How i'm using netty:
public void startServer() {
bossGroup = new NioEventLoopGroup(1);
workerGroup = new NioEventLoopGroup();
try {
int timeout = (Settings.SOCKET_TIMEOUT*1000);
bootstrap = new ServerBootstrap();
int bufferSize = 65536;
bootstrap.group(bossGroup, workerGroup)
.channel(NioServerSocketChannel.class)
.childOption(ChannelOption.SO_KEEPALIVE, true)
.childOption(ChannelOption.SO_TIMEOUT, timeout)
.childOption(ChannelOption.SO_RCVBUF, bufferSize)
.childOption(ChannelOption.SO_SNDBUF, bufferSize)
.handler(new LoggingHandler(LogLevel.INFO))
.childHandler(new CustomInitalizer(sslCtx));
ChannelFuture bind = bootstrap.bind(DrServerAdmin.port);
bossChannel = bind.sync();
} catch (InterruptedException e) {
e.printStackTrace();
} finally {
bossGroup.shutdownGracefully();
workerGroup.shutdownGracefully();
}
}
Initalizer:
public class CustomInitalizer extends ChannelInitializer<SocketChannel> {
public static DefaultEventExecutorGroup normalGroup = new DefaultEventExecutorGroup(16);
public static DefaultEventExecutorGroup loginGroup = new DefaultEventExecutorGroup(8);
public static DefaultEventExecutorGroup commandsGroup = new DefaultEventExecutorGroup(4);
private final SslContext sslCtx;
public CustomInitalizer(SslContext sslCtx) {
this.sslCtx = sslCtx;
}
@Override
public void initChannel(SocketChannel ch) throws Exception {
ChannelPipeline pipeline = ch.pipeline();
if (sslCtx != null) {
pipeline.addLast(sslCtx.newHandler(ch.alloc()));
}
pipeline.addLast(new CustomFirewall()); //it is AbstractRemoteAddressFilter<InetSocketAddress>
int limit = 32768;
pipeline.addLast(new DelimiterBasedFrameDecoder(limit, Delimiters.nulDelimiter()));
pipeline.addLast("decoder", new StringDecoder(CharsetUtil.UTF_8));
pipeline.addLast("encoder", new StringEncoder(CharsetUtil.UTF_8));
pipeline.addLast(new CustomReadTimeoutHandler(Settings.SOCKET_TIMEOUT));
int id = DrServerNetty.getDrServer().getIdClient();
CustomHandler normalHandler = new CustomHandler();
FlashClientNetty client = new FlashClientNetty(normalHandler,id);
normalHandler.setClient(client);
pipeline.addLast(normalGroup,"normalHandler",normalHandler);
CustomLoginHandler loginHandler = new CustomLoginHandler(client);
pipeline.addLast(loginGroup,"loginHandler",loginHandler);
CustomCommandsHandler commandsHandler = new CustomCommandsHandler(loginHandler.client);
pipeline.addLast(commandsGroup, "commandsHandler", commandsHandler);
}
}
I'm using 5 groups:
- bootstrap bossGroup - for new connections
- bootstrap workerGroup - for delivering messages
- normalGroup - for most messages
- loginGroup - for heavy login process
- commands group - for some heavy logic
I'm monitoring the number of new connections and messages so I can immediately find out if there is an attack going. During the attack I'm not accepting new connections anymore: I'm returning false in the custom firewall ( AbstractRemoteAddressFilter ).

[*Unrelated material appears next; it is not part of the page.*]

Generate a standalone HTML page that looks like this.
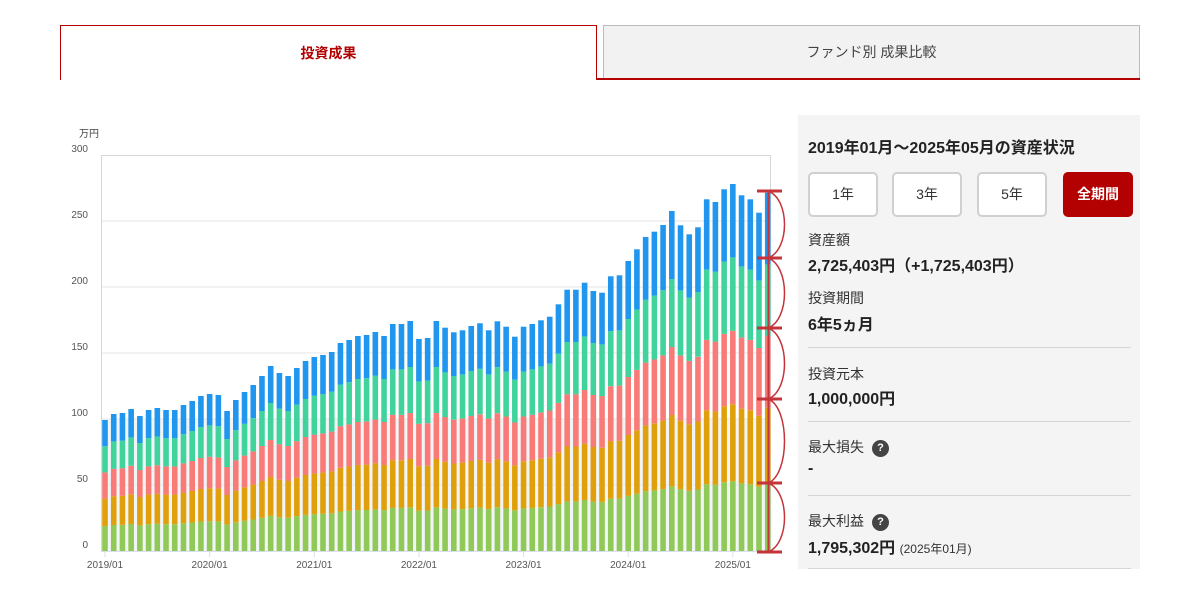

protected boolean accept(ChannelHandlerContext ctx, InetSocketAddress remoteAddress) throws Exception {
if(ddosDetected())
return false;
else
return true;
}
But even that I'm dropping new connections right away my workgroup is getting overloaded. PendingTasks for worker group (all other groups are fine) are growing which causes longer and longer communications for normal players and finally, they get kicked by socket_timeouts. I'm not sure why is it happen. During normal server usage, the busiest groups are login and normal group. On network level server is fine - it's using just ~10% of its bandwidth limit. CPU and RAM usage also isn't very high during the attack. But after a few minutes of such an attack, all my players are kicked out from the game and are not able to connect anymore.
Is there any better way to instantly drop all incoming connections and protect users that are aready connected?